Growing your Business – A Model

Illustration of growing your business

I’ve been thinking about developing new business and through conversations and a number of books and articles I’ve read, I’ve come up with a model to grow business. I’ll be adding content to this diagram over time. For now, take a look at the diagram with this in mind:

Companies can grow selling the same product to the same people.
Companies can grow selling new products to new people.
Then there is the combination of the two above.

Companies can grow through partnerships and through “co-opetition” with other business competitors.

Companies can grow by integrating new products, partnerships and co-opetition through established processes and systems and procedures.

Companies can grow by creating new processes, systems and procedures with new partners, new products and new collaborations.

Companies can also grow by acquiring new businesses that compliment their current mix.

Same Product – Same Customer
Sell more of the same to your existing customer base. Some of the ways to do this are creating volume discounts, ugrading contracts, etc. This is one of the easiest ways to produce more revenue because you already have relationships with your current customer base and giving them more for a lesser unit cost based on volume is one of the most basic ways to grow their commitment.

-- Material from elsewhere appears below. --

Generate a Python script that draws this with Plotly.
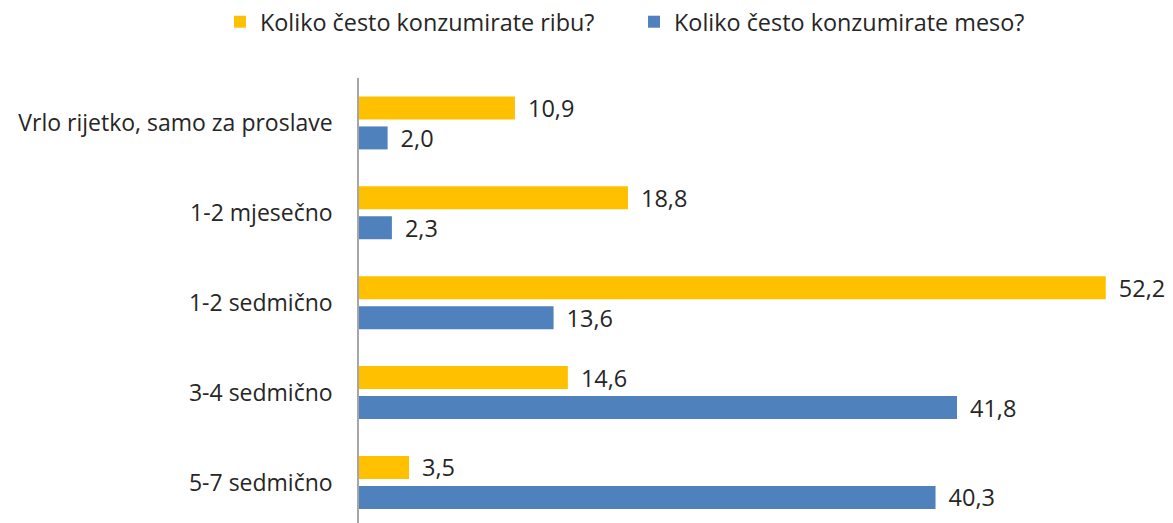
import plotly.graph_objects as go

categories = ["Vrlo rijetko, samo za proslave", "1-2 mjesečno", "1-2 sedmično", "3-4 sedmično", "5-7 sedmično"]
riba = [10.9, 18.8, 52.2, 14.6, 3.5]
meso = [2.0, 2.3, 13.6, 41.8, 40.3]
series_names = ["Koliko često konzumirate ribu?", "Koliko često konzumirate meso?"]

FONT = "Open Sans"
TXT = "#262626"
FS_TICK = 23
FS_LABEL = 23.5
FS_LEG = 23.4

fig = go.Figure()
fig.add_trace(go.Bar(
    y=categories, x=riba, orientation="h", name=series_names[0],
    marker=dict(color="#FFC000", line=dict(width=0)),
    texttemplate="\u00a0\u2009%{x:.1f}", textposition="outside", constraintext="none",
    textfont=dict(family=FONT, size=FS_LABEL, color=TXT), cliponaxis=False,
    legend="legend",
))
fig.add_trace(go.Bar(
    y=categories, x=meso, orientation="h", name=series_names[1],
    marker=dict(color="#4F81BD", line=dict(width=0)),
    texttemplate="\u00a0\u2009%{x:.1f}", textposition="outside", constraintext="none",
    textfont=dict(family=FONT, size=FS_LABEL, color=TXT), cliponaxis=False,
    legend="legend2",
))

legend_common = dict(orientation="h", xref="container", yref="container",
                     y=1 - 14 / 523, xanchor="left", yanchor="middle",
                     font=dict(family=FONT, size=FS_LEG, color=TXT),
                     itemwidth=30, bgcolor="rgba(0,0,0,0)")

fig.update_layout(
    width=1173, height=523,
    margin=dict(l=351, r=18, t=70, b=0, autoexpand=False),
    paper_bgcolor="white", plot_bgcolor="white",
    separators=",.",
    barmode="group", bargap=0.333, bargroupgap=0.233,
    font=dict(family=FONT, size=FS_TICK, color=TXT),
    showlegend=True,
    legend=dict(x=0.1807, **legend_common),
    legend2=dict(x=0.5337, **legend_common),
)
fig.update_xaxes(range=[0, 56.2], showgrid=False, showticklabels=False, zeroline=False,
                 showline=False, ticks="", automargin=False)
fig.update_yaxes(range=[4.54, -0.5], showgrid=False, showline=True, linecolor="#A6A6A6",
                 linewidth=1.5, ticks="", ticklabelstandoff=20, automargin=False,
                 tickfont=dict(family=FONT, size=FS_TICK, color=TXT))

fig.write_html("out.html")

Same Product – New Customer
Find customers that “look like” your current customer base and market to them. Benchmark against your current marketplace to determine the levels of sales to pitch. This is an easy way to add more revenue because you know the current customer base is using your products and look alike companies should be able to use your products as well. The scope and size of the “pitch” is easily determined by what your current customers are doing.

New Product – New Customer
Can you develop products that are similiar to what you already sell? They can be add-ons to current products, complimentary products or any kind of product that enhances your current product line. You are selling these new products to your current customer base so it’s easy to get the appointment, you already know their business so you know it something they would want/need to buy.

New Product – New Customer
This is where it gets more difficult depending on how much this new product diverges from your current product selection. You have to create new relationships, develop new marketing, maybe even develop new sales approaches. This is one of the more risky approaches but if you have the right product for the marketplace, it will pay big dividends.

Forward Integration
Can you get into the business of your current customers? Can you create new channels to do what your customers do? Can you use the Internet to go directly to the consumer? How would this effect your current relationship with your customer base?

Rearward Integration
Can you get into the business of your suppliers?

So this all seems straight forward and simple, right? But how do you look at this holistically to get the highest return on your time investment? How do you look at all of this with the existing processes and systems that you have in place? Do you need to add resources, change processes to grow your business? How do you do this effectively and efficiently?

Lateral Integration
Is it time to change your organizational structure to include self-directed work teams? Is it time to close non-profitable operations? Is it time to expand?

2 Responses to “Growing your Business – A Model”

  1. poakfield November 6, 2008 at 6:45 pm #

    do you have any further update on this ?

    I am going to be trying to ramp up product interset in the same product same customer and same product new customer areas.. and advise ??

    thanks Paul

  2. admin November 6, 2008 at 7:46 pm #

    My question would be ‘why’? Are you going to throw more people at selling your products? Have you trained them to sell faster and more efficiently? Are they going to talk faster? Unless you’ve improved your product or reduced the price, how do you expect to sell more? Are you going to go after previous customers that are inactive?